Return the material exactly as supplied, apart from the pictures, which are omitted.

-- start of PROVIDED DATA --

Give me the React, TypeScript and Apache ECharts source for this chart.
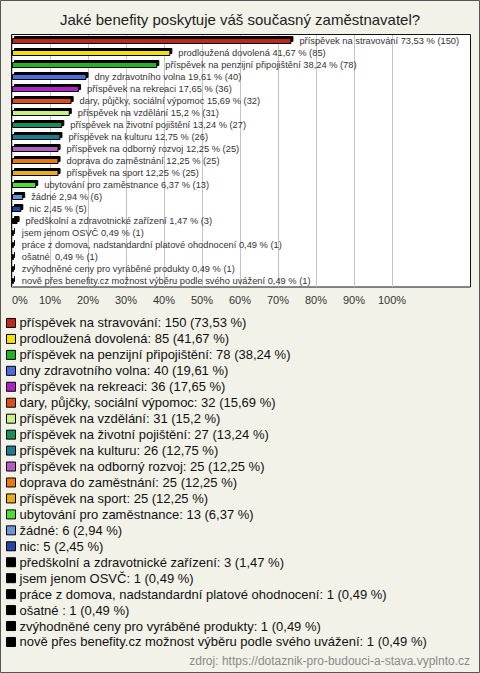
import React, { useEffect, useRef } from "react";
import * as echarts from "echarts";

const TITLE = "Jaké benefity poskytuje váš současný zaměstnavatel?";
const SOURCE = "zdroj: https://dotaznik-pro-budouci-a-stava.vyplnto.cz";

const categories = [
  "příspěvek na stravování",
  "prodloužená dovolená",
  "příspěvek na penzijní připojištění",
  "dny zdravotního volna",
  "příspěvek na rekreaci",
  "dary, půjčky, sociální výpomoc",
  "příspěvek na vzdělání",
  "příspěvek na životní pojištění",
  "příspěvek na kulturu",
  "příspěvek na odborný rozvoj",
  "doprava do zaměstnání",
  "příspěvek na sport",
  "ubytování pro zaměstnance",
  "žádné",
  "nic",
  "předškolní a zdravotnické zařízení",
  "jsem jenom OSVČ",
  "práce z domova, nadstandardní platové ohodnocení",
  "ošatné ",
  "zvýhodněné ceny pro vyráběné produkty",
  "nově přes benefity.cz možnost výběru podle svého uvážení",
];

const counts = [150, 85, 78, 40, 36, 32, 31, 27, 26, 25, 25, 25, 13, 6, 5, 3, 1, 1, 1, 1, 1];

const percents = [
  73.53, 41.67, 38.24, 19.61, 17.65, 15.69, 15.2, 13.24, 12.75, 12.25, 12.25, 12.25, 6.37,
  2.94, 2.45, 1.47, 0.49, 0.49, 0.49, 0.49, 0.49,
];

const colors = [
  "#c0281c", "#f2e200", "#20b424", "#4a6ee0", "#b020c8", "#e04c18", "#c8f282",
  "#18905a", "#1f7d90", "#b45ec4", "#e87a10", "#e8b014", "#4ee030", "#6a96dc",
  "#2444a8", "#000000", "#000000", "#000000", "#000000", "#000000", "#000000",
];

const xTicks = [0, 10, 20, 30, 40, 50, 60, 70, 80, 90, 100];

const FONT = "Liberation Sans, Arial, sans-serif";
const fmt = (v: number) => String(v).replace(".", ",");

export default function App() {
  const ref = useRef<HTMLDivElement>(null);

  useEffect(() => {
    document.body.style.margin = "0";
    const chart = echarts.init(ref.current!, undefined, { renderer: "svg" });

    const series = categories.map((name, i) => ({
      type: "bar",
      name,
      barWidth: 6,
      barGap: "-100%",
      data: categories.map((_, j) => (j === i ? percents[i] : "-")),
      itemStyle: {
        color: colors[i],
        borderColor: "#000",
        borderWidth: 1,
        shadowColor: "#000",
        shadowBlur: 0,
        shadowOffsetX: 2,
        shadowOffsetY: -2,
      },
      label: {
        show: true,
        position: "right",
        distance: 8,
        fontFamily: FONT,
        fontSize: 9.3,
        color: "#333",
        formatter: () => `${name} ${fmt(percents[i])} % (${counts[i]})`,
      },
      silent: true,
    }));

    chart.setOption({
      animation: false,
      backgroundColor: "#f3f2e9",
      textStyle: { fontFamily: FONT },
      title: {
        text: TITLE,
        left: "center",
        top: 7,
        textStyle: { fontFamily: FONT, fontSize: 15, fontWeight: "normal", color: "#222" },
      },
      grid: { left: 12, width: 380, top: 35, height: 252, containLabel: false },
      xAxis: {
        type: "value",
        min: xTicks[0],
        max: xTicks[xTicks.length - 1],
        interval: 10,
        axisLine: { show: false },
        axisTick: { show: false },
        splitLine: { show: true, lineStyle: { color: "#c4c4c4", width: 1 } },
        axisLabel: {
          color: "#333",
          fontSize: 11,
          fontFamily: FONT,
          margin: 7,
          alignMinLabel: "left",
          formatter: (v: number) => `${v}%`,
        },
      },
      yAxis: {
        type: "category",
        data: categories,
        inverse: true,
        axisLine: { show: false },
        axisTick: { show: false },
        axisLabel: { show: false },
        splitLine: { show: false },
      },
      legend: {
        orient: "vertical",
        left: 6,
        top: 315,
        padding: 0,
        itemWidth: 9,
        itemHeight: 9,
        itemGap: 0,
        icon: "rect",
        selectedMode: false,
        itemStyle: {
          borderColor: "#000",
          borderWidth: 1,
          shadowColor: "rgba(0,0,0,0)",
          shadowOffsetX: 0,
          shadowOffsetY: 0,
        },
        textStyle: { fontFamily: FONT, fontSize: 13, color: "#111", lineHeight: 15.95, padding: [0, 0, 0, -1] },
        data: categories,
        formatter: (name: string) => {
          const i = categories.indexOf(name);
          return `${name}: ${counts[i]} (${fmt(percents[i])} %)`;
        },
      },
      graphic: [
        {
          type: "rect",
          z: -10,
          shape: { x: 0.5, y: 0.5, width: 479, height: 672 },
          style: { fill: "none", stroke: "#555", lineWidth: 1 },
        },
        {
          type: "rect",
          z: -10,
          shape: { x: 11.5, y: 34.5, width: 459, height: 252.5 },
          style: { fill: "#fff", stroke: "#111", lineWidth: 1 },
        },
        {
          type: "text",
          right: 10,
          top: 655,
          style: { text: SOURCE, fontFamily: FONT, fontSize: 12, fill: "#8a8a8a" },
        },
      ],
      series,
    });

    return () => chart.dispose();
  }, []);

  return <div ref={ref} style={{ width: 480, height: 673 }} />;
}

-- end of PROVIDED DATA --

_SOLUTION TO THIS TASK_:
Give me the React, TypeScript and Apache ECharts source for this chart.
import React, { useEffect, useRef } from "react";
import * as echarts from "echarts";

const TITLE = "Jaké benefity poskytuje váš současný zaměstnavatel?";
const SOURCE = "zdroj: https://dotaznik-pro-budouci-a-stava.vyplnto.cz";

const categories = [
  "příspěvek na stravování",
  "prodloužená dovolená",
  "příspěvek na penzijní připojištění",
  "dny zdravotního volna",
  "příspěvek na rekreaci",
  "dary, půjčky, sociální výpomoc",
  "příspěvek na vzdělání",
  "příspěvek na životní pojištění",
  "příspěvek na kulturu",
  "příspěvek na odborný rozvoj",
  "doprava do zaměstnání",
  "příspěvek na sport",
  "ubytování pro zaměstnance",
  "žádné",
  "nic",
  "předškolní a zdravotnické zařízení",
  "jsem jenom OSVČ",
  "práce z domova, nadstandardní platové ohodnocení",
  "ošatné ",
  "zvýhodněné ceny pro vyráběné produkty",
  "nově přes benefity.cz možnost výběru podle svého uvážení",
];

const counts = [150, 85, 78, 40, 36, 32, 31, 27, 26, 25, 25, 25, 13, 6, 5, 3, 1, 1, 1, 1, 1];

const percents = [
  73.53, 41.67, 38.24, 19.61, 17.65, 15.69, 15.2, 13.24, 12.75, 12.25, 12.25, 12.25, 6.37,
  2.94, 2.45, 1.47, 0.49, 0.49, 0.49, 0.49, 0.49,
];

const colors = [
  "#c0281c", "#f2e200", "#20b424", "#4a6ee0", "#b020c8", "#e04c18", "#c8f282",
  "#18905a", "#1f7d90", "#b45ec4", "#e87a10", "#e8b014", "#4ee030", "#6a96dc",
  "#2444a8", "#000000", "#000000", "#000000", "#000000", "#000000", "#000000",
];

const xTicks = [0, 10, 20, 30, 40, 50, 60, 70, 80, 90, 100];

const FONT = "Liberation Sans, Arial, sans-serif";
const fmt = (v: number) => String(v).replace(".", ",");

export default function App() {
  const ref = useRef<HTMLDivElement>(null);

  useEffect(() => {
    document.body.style.margin = "0";
    const chart = echarts.init(ref.current!, undefined, { renderer: "svg" });

    const series = categories.map((name, i) => ({
      type: "bar",
      name,
      barWidth: 6,
      barGap: "-100%",
      data: categories.map((_, j) => (j === i ? percents[i] : "-")),
      itemStyle: {
        color: colors[i],
        borderColor: "#000",
        borderWidth: 1,
        shadowColor: "#000",
        shadowBlur: 0,
        shadowOffsetX: 2,
        shadowOffsetY: -2,
      },
      label: {
        show: true,
        position: "right",
        distance: 8,
        fontFamily: FONT,
        fontSize: 9.3,
        color: "#333",
        formatter: () => `${name} ${fmt(percents[i])} % (${counts[i]})`,
      },
      silent: true,
    }));

    chart.setOption({
      animation: false,
      backgroundColor: "#f3f2e9",
      textStyle: { fontFamily: FONT },
      title: {
        text: TITLE,
        left: "center",
        top: 7,
        textStyle: { fontFamily: FONT, fontSize: 15, fontWeight: "normal", color: "#222" },
      },
      grid: { left: 12, width: 380, top: 35, height: 252, containLabel: false },
      xAxis: {
        type: "value",
        min: xTicks[0],
        max: xTicks[xTicks.length - 1],
        interval: 10,
        axisLine: { show: false },
        axisTick: { show: false },
        splitLine: { show: true, lineStyle: { color: "#c4c4c4", width: 1 } },
        axisLabel: {
          color: "#333",
          fontSize: 11,
          fontFamily: FONT,
          margin: 7,
          alignMinLabel: "left",
          formatter: (v: number) => `${v}%`,
        },
      },
      yAxis: {
        type: "category",
        data: categories,
        inverse: true,
        axisLine: { show: false },
        axisTick: { show: false },
        axisLabel: { show: false },
        splitLine: { show: false },
      },
      legend: {
        orient: "vertical",
        left: 6,
        top: 315,
        padding: 0,
        itemWidth: 9,
        itemHeight: 9,
        itemGap: 0,
        icon: "rect",
        selectedMode: false,
        itemStyle: {
          borderColor: "#000",
          borderWidth: 1,
          shadowColor: "rgba(0,0,0,0)",
          shadowOffsetX: 0,
          shadowOffsetY: 0,
        },
        textStyle: { fontFamily: FONT, fontSize: 13, color: "#111", lineHeight: 15.95, padding: [0, 0, 0, -1] },
        data: categories,
        formatter: (name: string) => {
          const i = categories.indexOf(name);
          return `${name}: ${counts[i]} (${fmt(percents[i])} %)`;
        },
      },
      graphic: [
        {
          type: "rect",
          z: -10,
          shape: { x: 0.5, y: 0.5, width: 479, height: 672 },
          style: { fill: "none", stroke: "#555", lineWidth: 1 },
        },
        {
          type: "rect",
          z: -10,
          shape: { x: 11.5, y: 34.5, width: 459, height: 252.5 },
          style: { fill: "#fff", stroke: "#111", lineWidth: 1 },
        },
        {
          type: "text",
          right: 10,
          top: 655,
          style: { text: SOURCE, fontFamily: FONT, fontSize: 12, fill: "#8a8a8a" },
        },
      ],
      series,
    });

    return () => chart.dispose();
  }, []);

  return <div ref={ref} style={{ width: 480, height: 673 }} />;
}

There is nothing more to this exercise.